REQUIRED TASK - The lines from the beginning of the records below through the one holding "1050, 1100, 1150]" are to be copied exactly; leave the pictures out.

DATA EXCERPTS -
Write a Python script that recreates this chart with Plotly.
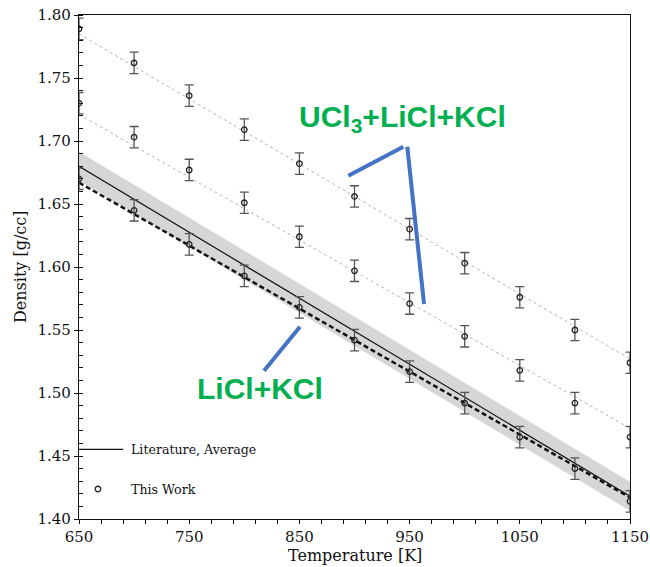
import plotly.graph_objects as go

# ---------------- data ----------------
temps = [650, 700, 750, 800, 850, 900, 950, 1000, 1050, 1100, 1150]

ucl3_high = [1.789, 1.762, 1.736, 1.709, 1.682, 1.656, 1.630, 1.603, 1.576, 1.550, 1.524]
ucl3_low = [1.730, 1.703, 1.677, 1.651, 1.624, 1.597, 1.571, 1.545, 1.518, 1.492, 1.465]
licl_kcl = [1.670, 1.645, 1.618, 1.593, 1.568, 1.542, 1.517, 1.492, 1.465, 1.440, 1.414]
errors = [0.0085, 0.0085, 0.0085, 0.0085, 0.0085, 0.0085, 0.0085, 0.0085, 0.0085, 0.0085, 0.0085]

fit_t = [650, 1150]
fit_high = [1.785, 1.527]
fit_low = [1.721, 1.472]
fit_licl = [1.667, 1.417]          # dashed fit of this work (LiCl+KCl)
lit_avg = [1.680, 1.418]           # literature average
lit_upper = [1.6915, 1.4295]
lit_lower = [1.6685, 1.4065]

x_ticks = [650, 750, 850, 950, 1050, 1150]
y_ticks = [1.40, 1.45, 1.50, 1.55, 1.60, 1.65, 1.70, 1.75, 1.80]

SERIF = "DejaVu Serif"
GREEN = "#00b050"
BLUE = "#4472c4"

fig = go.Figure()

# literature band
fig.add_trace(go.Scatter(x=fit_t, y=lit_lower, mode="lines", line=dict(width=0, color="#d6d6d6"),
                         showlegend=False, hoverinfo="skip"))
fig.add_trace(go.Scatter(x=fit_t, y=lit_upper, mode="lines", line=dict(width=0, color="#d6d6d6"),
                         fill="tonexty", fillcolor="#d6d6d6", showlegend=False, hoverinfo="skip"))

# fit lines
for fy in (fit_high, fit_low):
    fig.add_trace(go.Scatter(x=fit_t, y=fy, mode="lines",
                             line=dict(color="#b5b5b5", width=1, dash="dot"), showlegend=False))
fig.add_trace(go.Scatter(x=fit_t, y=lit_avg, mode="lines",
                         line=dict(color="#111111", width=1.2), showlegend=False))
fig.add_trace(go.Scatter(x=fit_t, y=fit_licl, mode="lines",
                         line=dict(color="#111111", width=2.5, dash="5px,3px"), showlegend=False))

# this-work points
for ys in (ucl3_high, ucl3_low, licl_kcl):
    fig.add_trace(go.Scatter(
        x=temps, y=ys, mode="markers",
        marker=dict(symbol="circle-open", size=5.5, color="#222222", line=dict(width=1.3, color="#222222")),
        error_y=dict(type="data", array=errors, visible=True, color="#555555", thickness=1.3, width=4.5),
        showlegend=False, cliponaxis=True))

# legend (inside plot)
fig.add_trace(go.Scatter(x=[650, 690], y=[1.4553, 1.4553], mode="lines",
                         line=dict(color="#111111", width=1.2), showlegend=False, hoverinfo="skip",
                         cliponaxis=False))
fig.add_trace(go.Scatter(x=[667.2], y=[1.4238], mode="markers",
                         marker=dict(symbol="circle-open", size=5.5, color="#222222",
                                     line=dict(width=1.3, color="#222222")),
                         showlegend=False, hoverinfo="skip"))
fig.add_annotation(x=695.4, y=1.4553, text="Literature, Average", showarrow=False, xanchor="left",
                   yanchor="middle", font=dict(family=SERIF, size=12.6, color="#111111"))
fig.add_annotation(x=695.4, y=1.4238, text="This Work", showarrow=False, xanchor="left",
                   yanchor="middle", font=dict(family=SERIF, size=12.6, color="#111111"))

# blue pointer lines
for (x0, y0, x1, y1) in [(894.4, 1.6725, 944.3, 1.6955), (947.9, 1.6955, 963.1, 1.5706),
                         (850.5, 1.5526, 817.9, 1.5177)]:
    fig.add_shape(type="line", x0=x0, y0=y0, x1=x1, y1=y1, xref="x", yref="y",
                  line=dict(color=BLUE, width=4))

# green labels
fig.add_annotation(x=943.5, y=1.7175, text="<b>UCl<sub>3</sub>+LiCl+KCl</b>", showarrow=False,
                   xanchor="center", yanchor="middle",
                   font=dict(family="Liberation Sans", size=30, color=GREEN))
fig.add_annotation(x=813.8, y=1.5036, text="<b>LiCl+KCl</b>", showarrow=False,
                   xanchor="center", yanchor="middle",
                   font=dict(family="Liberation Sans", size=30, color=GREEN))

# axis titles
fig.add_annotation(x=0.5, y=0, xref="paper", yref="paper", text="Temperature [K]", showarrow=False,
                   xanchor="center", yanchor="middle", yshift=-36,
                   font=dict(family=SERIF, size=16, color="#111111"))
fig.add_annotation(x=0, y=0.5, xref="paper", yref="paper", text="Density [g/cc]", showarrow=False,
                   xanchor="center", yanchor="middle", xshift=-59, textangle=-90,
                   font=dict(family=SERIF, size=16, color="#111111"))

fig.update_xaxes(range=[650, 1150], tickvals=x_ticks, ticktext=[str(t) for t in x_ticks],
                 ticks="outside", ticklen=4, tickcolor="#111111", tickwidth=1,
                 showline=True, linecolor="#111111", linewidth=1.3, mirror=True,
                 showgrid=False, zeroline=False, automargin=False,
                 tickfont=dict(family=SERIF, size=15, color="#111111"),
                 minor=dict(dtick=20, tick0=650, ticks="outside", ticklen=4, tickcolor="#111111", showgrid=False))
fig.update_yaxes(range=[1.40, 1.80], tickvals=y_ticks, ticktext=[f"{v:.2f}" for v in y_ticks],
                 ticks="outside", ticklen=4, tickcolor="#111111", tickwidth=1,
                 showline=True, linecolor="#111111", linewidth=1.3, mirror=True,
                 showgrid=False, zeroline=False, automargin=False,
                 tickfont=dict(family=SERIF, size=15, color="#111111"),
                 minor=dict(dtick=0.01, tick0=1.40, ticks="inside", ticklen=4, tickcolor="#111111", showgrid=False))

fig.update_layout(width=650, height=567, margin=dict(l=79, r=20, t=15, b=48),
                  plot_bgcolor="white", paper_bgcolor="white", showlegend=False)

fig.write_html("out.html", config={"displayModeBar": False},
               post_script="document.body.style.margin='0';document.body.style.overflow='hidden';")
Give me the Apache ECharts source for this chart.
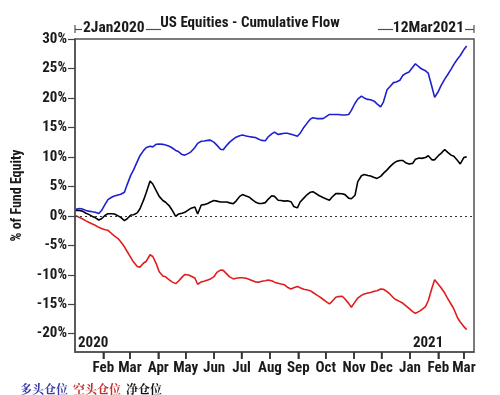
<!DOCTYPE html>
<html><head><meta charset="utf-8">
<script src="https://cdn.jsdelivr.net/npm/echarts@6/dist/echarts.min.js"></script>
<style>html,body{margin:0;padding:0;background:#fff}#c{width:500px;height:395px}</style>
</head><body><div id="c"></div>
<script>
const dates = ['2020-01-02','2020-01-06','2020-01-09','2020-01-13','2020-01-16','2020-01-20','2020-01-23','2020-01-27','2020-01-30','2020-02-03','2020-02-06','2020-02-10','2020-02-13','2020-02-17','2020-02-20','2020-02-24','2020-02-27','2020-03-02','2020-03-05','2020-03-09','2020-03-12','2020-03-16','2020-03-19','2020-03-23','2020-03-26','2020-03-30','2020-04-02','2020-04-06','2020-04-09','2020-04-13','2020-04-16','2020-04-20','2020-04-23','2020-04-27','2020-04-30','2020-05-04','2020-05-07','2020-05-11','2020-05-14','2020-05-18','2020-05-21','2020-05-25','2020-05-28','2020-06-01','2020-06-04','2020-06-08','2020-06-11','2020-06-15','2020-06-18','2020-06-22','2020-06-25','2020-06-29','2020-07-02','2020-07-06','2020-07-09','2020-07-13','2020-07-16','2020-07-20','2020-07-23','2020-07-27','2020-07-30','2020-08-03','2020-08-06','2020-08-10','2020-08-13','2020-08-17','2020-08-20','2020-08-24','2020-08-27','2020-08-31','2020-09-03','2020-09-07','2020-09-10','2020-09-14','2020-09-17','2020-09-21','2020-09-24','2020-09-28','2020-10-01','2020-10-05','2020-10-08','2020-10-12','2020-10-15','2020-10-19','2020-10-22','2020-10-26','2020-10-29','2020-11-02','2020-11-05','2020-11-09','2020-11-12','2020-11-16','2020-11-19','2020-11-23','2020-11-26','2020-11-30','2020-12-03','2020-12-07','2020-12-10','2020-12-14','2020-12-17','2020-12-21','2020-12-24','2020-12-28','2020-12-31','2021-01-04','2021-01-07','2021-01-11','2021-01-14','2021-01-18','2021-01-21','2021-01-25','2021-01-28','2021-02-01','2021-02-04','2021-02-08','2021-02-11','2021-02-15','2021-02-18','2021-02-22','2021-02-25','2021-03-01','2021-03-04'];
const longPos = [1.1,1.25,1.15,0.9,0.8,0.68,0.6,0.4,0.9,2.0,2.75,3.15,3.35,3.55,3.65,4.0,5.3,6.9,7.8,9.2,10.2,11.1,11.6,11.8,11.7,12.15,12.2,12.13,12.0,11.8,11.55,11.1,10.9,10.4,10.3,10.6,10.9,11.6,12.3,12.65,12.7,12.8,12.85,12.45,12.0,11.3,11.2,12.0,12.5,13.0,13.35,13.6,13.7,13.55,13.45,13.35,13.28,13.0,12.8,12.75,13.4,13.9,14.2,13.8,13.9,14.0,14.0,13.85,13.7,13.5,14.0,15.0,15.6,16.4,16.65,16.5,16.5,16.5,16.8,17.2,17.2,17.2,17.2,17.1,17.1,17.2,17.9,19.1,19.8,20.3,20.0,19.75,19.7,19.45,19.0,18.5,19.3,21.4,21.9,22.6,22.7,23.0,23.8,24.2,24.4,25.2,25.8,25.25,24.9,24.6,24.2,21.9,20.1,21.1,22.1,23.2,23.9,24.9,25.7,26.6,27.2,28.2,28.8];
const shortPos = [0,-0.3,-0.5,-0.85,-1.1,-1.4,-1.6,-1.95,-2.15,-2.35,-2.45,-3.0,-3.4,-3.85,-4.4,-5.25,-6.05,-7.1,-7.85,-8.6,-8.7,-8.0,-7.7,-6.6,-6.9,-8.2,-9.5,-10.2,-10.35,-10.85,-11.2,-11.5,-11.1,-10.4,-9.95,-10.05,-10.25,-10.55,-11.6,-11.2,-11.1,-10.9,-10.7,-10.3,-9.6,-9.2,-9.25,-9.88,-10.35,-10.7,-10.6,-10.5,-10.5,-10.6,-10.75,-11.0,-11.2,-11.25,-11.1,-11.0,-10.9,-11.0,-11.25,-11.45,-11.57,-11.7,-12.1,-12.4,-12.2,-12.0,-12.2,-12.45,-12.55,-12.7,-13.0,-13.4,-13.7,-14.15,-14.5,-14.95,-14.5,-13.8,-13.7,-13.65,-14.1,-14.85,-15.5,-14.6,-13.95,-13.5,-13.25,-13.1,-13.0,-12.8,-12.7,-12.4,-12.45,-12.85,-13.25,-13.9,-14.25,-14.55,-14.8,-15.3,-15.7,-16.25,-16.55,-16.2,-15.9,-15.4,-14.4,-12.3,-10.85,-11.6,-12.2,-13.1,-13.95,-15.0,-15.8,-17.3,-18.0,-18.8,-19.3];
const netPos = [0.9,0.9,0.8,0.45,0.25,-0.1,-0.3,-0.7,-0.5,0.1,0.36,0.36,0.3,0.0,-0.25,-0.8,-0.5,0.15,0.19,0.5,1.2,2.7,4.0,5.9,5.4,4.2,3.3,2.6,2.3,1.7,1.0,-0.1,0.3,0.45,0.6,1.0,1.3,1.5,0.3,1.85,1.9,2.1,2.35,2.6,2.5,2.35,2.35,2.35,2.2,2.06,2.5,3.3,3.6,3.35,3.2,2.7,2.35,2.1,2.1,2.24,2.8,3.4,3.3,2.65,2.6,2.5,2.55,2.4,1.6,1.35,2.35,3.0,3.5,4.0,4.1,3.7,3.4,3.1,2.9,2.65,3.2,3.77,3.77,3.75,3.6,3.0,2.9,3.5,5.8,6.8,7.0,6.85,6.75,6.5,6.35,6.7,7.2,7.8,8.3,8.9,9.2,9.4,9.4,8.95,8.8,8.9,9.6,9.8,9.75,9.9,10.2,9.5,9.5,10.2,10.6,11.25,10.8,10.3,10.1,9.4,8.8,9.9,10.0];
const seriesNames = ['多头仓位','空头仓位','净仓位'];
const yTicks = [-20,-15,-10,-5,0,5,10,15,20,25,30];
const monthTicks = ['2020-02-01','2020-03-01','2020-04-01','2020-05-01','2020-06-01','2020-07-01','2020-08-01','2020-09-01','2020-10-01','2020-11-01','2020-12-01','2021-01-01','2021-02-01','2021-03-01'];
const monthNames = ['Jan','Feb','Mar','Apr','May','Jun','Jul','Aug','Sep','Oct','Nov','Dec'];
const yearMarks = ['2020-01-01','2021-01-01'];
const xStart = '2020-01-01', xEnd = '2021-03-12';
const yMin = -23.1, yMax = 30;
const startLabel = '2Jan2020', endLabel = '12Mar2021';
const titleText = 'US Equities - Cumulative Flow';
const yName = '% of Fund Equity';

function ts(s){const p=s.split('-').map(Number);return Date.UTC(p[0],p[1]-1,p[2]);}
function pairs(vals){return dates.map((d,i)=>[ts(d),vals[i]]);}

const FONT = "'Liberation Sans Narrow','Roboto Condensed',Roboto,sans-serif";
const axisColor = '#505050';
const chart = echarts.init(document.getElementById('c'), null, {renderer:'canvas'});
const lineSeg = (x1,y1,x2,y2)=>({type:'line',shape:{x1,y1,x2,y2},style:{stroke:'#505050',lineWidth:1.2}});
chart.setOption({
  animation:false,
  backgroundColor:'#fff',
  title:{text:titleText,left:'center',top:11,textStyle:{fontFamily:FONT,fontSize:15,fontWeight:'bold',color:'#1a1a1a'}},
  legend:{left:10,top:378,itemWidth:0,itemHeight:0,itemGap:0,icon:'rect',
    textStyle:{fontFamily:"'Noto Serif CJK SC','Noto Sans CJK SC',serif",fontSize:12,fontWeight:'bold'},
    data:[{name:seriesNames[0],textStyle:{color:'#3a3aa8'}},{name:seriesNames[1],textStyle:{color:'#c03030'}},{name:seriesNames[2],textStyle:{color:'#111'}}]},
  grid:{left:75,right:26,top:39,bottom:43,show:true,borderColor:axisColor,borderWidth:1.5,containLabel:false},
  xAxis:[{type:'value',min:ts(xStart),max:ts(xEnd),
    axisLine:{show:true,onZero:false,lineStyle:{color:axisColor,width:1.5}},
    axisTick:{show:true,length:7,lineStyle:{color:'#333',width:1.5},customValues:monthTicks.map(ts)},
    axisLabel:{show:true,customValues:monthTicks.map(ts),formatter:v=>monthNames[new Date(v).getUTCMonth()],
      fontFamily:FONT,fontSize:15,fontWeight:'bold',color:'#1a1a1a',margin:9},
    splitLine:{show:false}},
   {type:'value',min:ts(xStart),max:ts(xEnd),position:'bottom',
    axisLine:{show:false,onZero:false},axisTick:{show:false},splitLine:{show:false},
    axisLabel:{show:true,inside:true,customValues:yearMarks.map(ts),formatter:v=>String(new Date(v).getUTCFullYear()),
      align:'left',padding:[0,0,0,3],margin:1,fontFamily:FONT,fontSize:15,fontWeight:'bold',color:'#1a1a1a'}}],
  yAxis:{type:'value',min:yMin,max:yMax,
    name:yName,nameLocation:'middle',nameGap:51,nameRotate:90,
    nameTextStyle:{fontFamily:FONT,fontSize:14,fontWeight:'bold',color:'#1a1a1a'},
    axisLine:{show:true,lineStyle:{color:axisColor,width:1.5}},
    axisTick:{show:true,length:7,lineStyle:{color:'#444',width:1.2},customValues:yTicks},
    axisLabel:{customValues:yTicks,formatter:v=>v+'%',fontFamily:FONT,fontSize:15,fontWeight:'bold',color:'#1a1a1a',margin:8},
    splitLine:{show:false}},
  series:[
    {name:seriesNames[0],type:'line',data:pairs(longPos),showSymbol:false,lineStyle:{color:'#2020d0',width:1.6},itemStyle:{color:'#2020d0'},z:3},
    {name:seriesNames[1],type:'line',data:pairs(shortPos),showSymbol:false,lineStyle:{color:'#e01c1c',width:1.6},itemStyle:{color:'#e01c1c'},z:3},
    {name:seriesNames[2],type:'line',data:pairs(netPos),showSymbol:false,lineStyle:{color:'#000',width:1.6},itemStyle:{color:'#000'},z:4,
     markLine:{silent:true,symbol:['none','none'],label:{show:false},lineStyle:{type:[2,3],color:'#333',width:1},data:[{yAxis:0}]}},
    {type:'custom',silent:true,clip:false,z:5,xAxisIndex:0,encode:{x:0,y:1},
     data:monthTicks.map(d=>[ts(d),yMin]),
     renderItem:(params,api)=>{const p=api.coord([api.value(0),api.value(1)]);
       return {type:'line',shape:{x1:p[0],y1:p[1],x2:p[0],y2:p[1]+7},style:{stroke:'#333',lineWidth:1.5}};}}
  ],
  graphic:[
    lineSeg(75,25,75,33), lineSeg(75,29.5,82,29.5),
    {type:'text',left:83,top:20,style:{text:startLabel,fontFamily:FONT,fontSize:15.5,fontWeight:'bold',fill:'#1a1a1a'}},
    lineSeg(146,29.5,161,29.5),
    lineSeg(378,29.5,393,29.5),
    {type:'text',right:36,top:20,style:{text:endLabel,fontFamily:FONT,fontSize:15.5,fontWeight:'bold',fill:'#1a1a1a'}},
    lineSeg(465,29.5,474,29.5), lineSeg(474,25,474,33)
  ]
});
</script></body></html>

OUTPUT OF THE EXERCISE -
Write a Python script that recreates this chart with Plotly.
import plotly.graph_objects as go

# ---------------- data ----------------
temps = [650, 700, 750, 800, 850, 900, 950, 1000, 1050, 1100, 1150]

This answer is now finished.